0

I got the data which has nested dict inside.

I am trying to use json_normalize to convert into dataframe, but I got an error.

d = ['{"appMetadata": {"index": "cfs_ccs_eddi_35725", "host": "iaasn00009634", "job": "splunk_scraper"}, "timestampEpochSecond": 1545172308711, "metricTags": {"source": "/local/apps/eddi/presentment/logs/eddi-http-presentment-requests.log"}, "metricName": "splunk.logs.tstats.count.per.min", "metricValue": 5, "metricType": "count"}']

df = pd.DataFrame.from_dict({(i,j): d[i][j] 
                             for i in d.keys() 
                             for j in d[i].keys()},
                            orient='index')

The error is:

AttributeError: 'list' object has no attribute 'keys'

jpp
  • 159,742
  • 34
  • 281
  • 339
david
  • 45
  • 8
  • 1
    d is a list not a dict, the dict is a string inside your list – d_kennetz Dec 18 '18 at 22:38
  • The string can be accessed using `d[0]` – Sheldore Dec 18 '18 at 22:39
  • Have you tried this @david https://stackoverflow.com/questions/53752256/bytes-list-of-dictionary-convert-to-dataframe? ;) – ayorgo Dec 18 '18 at 22:44
  • hi W-B, the data I use request.get from url, it is a list – david Dec 18 '18 at 22:44
  • Hi Ayorgo, thank you so much for the help, I tried, it didn't because the data type now changed to list, not sure how to apply your help before. the error I got is TypeError: list indices must be integers or slices, not str – david Dec 18 '18 at 22:46
  • @david, no worries. It was a list of bytes the last time, now it seems to be the list of strings.
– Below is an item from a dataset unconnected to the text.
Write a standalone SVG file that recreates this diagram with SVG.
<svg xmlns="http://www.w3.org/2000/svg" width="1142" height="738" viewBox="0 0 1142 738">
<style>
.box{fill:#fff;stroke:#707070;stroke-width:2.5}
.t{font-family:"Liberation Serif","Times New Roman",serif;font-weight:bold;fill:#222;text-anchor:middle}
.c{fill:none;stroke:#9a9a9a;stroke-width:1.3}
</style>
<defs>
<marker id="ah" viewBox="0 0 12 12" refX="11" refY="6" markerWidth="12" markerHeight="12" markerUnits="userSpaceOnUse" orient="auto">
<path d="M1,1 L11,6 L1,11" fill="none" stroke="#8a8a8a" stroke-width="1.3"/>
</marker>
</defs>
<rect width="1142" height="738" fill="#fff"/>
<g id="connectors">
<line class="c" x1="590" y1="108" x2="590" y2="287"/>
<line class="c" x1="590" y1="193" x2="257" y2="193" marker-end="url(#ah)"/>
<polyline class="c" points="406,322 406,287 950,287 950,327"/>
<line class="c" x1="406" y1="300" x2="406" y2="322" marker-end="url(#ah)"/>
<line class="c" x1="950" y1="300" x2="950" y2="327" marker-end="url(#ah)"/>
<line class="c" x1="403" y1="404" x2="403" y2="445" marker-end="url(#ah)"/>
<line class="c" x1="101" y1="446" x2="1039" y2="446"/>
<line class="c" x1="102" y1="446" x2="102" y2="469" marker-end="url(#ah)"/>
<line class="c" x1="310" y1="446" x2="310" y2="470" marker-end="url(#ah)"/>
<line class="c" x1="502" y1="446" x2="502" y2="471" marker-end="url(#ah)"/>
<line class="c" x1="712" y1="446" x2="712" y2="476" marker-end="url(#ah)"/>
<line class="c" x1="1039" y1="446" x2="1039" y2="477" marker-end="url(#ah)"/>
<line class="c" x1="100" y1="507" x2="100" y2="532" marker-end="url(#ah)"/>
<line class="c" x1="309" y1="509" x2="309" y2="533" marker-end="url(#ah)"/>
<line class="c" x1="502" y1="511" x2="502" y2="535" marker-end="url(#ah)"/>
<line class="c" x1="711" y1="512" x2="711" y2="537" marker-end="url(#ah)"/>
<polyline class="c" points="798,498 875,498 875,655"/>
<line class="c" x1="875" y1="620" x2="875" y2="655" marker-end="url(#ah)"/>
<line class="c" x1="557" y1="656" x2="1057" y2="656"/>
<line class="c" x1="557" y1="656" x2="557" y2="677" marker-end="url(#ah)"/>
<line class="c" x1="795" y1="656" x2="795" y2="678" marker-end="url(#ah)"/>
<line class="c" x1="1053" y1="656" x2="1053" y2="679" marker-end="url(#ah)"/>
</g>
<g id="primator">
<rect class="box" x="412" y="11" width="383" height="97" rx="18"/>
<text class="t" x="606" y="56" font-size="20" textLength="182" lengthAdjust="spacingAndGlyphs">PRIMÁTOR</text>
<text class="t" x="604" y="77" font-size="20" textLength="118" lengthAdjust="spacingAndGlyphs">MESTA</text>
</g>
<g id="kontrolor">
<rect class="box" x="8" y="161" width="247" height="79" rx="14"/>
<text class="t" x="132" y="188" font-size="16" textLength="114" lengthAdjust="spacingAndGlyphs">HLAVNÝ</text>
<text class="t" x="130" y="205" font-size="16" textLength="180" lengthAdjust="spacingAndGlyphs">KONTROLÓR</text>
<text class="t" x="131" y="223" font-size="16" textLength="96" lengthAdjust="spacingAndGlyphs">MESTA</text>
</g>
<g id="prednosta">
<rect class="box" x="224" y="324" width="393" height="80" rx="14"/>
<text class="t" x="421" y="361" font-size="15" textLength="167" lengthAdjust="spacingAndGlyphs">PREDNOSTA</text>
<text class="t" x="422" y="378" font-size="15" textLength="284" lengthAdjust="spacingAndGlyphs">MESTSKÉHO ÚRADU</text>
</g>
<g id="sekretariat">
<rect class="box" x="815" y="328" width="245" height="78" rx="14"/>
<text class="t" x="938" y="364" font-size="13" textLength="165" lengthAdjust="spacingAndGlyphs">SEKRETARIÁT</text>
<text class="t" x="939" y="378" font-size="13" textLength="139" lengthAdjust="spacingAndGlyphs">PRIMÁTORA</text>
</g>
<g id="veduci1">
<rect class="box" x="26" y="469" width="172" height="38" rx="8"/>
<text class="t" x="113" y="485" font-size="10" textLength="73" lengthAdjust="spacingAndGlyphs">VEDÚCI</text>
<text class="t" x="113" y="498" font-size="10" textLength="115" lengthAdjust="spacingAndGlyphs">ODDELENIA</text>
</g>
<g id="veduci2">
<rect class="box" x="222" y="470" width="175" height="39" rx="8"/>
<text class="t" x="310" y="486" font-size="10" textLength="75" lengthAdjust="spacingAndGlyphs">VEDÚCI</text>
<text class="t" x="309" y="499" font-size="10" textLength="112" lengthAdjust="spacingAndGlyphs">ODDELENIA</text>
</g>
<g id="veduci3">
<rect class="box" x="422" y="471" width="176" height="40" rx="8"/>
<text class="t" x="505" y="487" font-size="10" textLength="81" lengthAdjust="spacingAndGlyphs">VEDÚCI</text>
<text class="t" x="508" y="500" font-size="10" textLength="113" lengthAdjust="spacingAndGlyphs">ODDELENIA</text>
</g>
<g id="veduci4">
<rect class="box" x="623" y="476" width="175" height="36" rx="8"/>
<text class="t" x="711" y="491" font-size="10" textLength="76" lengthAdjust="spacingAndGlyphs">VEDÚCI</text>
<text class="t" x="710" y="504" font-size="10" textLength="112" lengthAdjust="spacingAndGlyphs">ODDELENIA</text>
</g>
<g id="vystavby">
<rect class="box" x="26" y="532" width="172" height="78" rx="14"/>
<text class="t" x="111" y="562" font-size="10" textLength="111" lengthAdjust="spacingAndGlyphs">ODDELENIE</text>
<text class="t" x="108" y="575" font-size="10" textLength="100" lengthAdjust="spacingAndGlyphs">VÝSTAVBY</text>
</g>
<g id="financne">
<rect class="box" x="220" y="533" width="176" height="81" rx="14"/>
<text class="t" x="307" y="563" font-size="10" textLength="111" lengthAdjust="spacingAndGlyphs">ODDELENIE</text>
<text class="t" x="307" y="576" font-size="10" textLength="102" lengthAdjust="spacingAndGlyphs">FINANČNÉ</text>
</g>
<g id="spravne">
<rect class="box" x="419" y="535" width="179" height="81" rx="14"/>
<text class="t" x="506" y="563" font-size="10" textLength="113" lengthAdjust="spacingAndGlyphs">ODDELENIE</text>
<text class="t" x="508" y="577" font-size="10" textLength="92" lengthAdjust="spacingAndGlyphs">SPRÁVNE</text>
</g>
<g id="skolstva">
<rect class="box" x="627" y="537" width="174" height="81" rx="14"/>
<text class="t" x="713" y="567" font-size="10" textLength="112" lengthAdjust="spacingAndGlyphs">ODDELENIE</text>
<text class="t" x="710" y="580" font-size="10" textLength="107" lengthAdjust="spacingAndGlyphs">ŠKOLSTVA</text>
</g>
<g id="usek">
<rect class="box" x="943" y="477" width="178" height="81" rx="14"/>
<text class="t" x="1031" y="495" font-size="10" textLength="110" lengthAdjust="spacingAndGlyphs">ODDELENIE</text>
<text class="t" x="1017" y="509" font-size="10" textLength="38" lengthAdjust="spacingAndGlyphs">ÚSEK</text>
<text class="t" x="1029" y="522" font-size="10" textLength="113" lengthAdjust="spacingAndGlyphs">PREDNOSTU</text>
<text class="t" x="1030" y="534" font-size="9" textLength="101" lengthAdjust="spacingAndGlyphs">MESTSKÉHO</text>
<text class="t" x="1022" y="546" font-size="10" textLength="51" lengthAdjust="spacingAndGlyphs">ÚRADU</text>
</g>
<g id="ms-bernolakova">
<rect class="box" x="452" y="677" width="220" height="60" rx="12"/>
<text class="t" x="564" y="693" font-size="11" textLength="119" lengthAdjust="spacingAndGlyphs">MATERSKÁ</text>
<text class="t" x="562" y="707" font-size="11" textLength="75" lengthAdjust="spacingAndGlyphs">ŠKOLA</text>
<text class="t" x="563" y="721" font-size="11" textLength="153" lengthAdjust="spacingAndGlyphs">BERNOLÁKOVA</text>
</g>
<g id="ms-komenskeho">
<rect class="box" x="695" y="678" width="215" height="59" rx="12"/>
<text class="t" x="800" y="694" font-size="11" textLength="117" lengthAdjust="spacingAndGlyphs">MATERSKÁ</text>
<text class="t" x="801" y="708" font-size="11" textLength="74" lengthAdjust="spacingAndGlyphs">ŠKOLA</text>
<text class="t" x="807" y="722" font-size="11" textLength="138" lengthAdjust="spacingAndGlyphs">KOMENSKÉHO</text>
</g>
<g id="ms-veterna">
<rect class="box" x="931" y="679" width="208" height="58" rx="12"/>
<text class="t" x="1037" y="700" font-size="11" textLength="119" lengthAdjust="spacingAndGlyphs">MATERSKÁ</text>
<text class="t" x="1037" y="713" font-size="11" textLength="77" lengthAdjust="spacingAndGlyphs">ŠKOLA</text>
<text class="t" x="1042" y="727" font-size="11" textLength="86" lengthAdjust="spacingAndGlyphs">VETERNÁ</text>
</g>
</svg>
You can apply the very same thing omitting the first step of `list_of_string = list(map(lambda d: d.decode('utf-8'), data))` – ayorgo Dec 18 '18 at 22:50
  • to get it out of a list to a dict just do: `for x in d: loaded_json = json.loads(x)` – d_kennetz Dec 18 '18 at 22:50
  • Hi @ ayogo, I got the error shows AttributeError: 'str' object has no attribute 'decode' – david Dec 18 '18 at 22:54
  • Also when I apply list_of_dicts = list(map(literal_eval, d)) df = pd.DataFrame(list_of_dicts), the new error is TypeError: Expected list, got dict – david Dec 18 '18 at 23:04
  • What I meant @david is that you need to copy the code from the previous answer but not the first line with `decode`. – ayorgo Dec 18 '18 at 23:06
  • Hi @ ayorgo, you are right, when I first run the code it works, however, when I go back to rerun to check and it shows error TypeError: list indices must be integers or slices, not str – david Dec 18 '18 at 23:21
  • Basically you change the first line from the other answer to `list_of_string = d` and carry on with the rest. – ayorgo Dec 18 '18 at 23:27
  • Thank you for the help Ayoro, it has this error TypeError: list indices must be integers or slices, not str – david Dec 18 '18 at 23:49
  • Hi Ayorgo, I found the error, it is because my data from URL some of them are dict, some of them are list. Your code works perfect for the list, but got error when the data type is dict. – david Dec 19 '18 at 02:30
  • You say you are trying to use `json_normalize` but i don't see it anywhere in your question... – gosuto Dec 19 '18 at 07:29

2 Answers2

0

convert your d list into dict

d = dict(itertools.zip_longest(*[iter(l)] * 2, fillvalue=""))
Ayoub Benayache
  • 1,046
  • 12
  • 28
0

You have a list with a str inside, not a dict or json:

  • Note that the dict part of the data shown, is surrounded by quotes ['{bunch_of_stuff}']
  • That can be fixed with ast.literal_eval

Data:

d = ['{"appMetadata": {"index": "cfs_ccs_eddi_35725", "host": "iaasn00009634", "job": "splunk_scraper"}, "timestampEpochSecond": 1545172308711, "metricTags": {"source": "/local/apps/eddi/presentment/logs/eddi-http-presentment-requests.log"}, "metricName": "splunk.logs.tstats.count.per.min", "metricValue": 5, "metricType": "count"}']

Code:

from ast import literal_eval

d = literal_eval(d[0])

print(d)

Output of fixed d:

{'appMetadata': {'index': 'cfs_ccs_eddi_35725',
  'host': 'iaasn00009634',
  'job': 'splunk_scraper'},
 'timestampEpochSecond': 1545172308711,
 'metricTags': {'source': '/local/apps/eddi/presentment/logs/eddi-http-presentment-requests.log'},
 'metricName': 'splunk.logs.tstats.count.per.min',
 'metricValue': 5,
 'metricType': 'count'}

pandas.io.json.json_normalize:

from pandas.io.json import json_normalize
import pandas as pd

df = json_normalize(d)

print(df)

Output of df:

 timestampEpochSecond                        metricName  metricValue metricType   appMetadata.index appMetadata.host appMetadata.job                                                     metricTags.source
        1545172308711  splunk.logs.tstats.count.per.min            5      count  cfs_ccs_eddi_35725    iaasn00009634  splunk_scraper  /local/apps/eddi/presentment/logs/eddi-http-presentment-requests.log
Trenton McKinney
  • 56,955
  • 33
  • 144
  • 158